You have only to show a leafy branch to a sheep, and it is drawn to it. If you show nuts to a boy, he is drawn to them. He runs to them because he is drawn, drawn by love, drawn without any physical compulsion, drawn by a chain attached to his heart. ‘Everyone is drawn by his own desire.’ This is a true saying, and earthly delights and pleasures, set before those who love them, succeed in drawing them. If this is so, are we to say that Christ, revealed and set before us by the Father, does not draw us? What does the soul desire more than truth? Why then does the soul have hungry jaws, a spiritual palate as it were, sensitive enough to judge the truth, if not in order to eat and drink wisdom, justice, truth, eternal life?
Blessed are those who hunger and thirst for justice, that is, here on earth. They shall be satisfied, that is, in heaven. Christ says: I give each what he loves, I give each the object of his hope; he will see what he believed in, though without seeing it. What he now hungers for, he will eat; what he now thirsts for, he will drink to the full. When? At the resurrection of the dead, for I will raise him up on the last day.
Christian Prayer With Jesus
Father of truth,
you draw all people to your Son,
not by compulsion but through love of what is good.
Kindle in us the desire for wisdom and justice,
that our hearts may turn freely to Christ
and rest in the joy of his presence.
Grant that, hungering now for your kingdom,
we may be satisfied in the life to come,
through the same Jesus Christ our Lord.
Amen.
Glossary Of Christian Terms
Drawn by the Father – A phrase from John 6:44 expressing God’s initiative in leading people to faith through grace and love rather than compulsion.

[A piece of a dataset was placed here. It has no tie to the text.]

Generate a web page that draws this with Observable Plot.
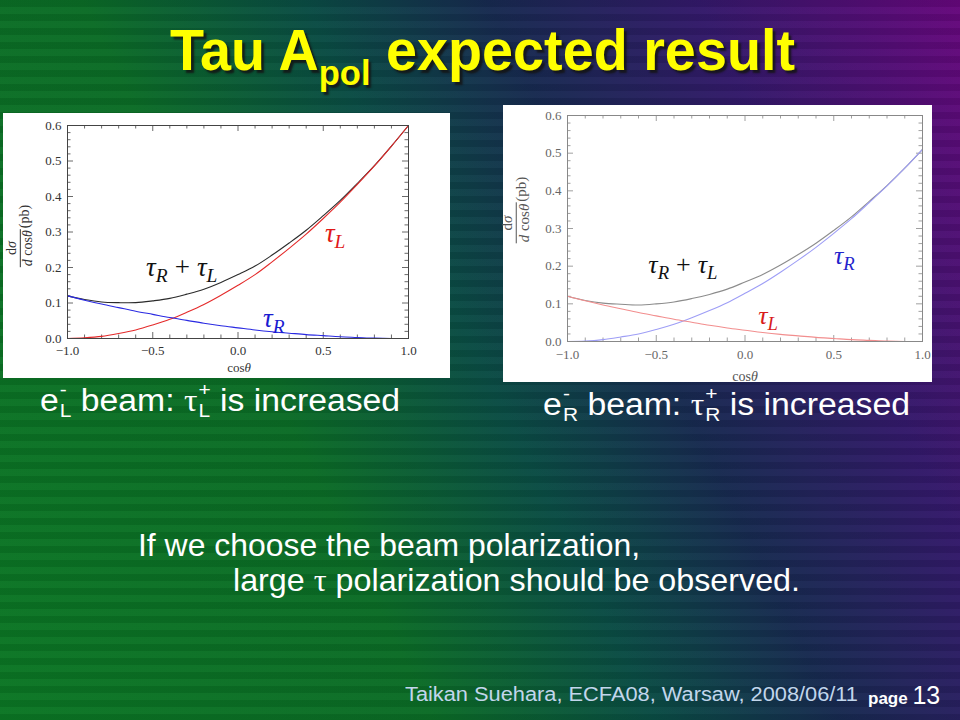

Desire – The interior movement of the will towards what it perceives as good; for Augustine, true desire is directed towards God.
Grace – The divine gift that enables human beings to seek, believe in, and love God.
Hunger and Thirst for Justice – A biblical image for the longing of the soul for divine truth and righteousness, fulfilled in eternal life.
Freedom of the Will – The capacity to choose; in Augustine’s thought, perfected when directed towards the good by divine grace.
Resurrection of the Dead – The final fulfilment of salvation, when faith gives way to direct vision of God.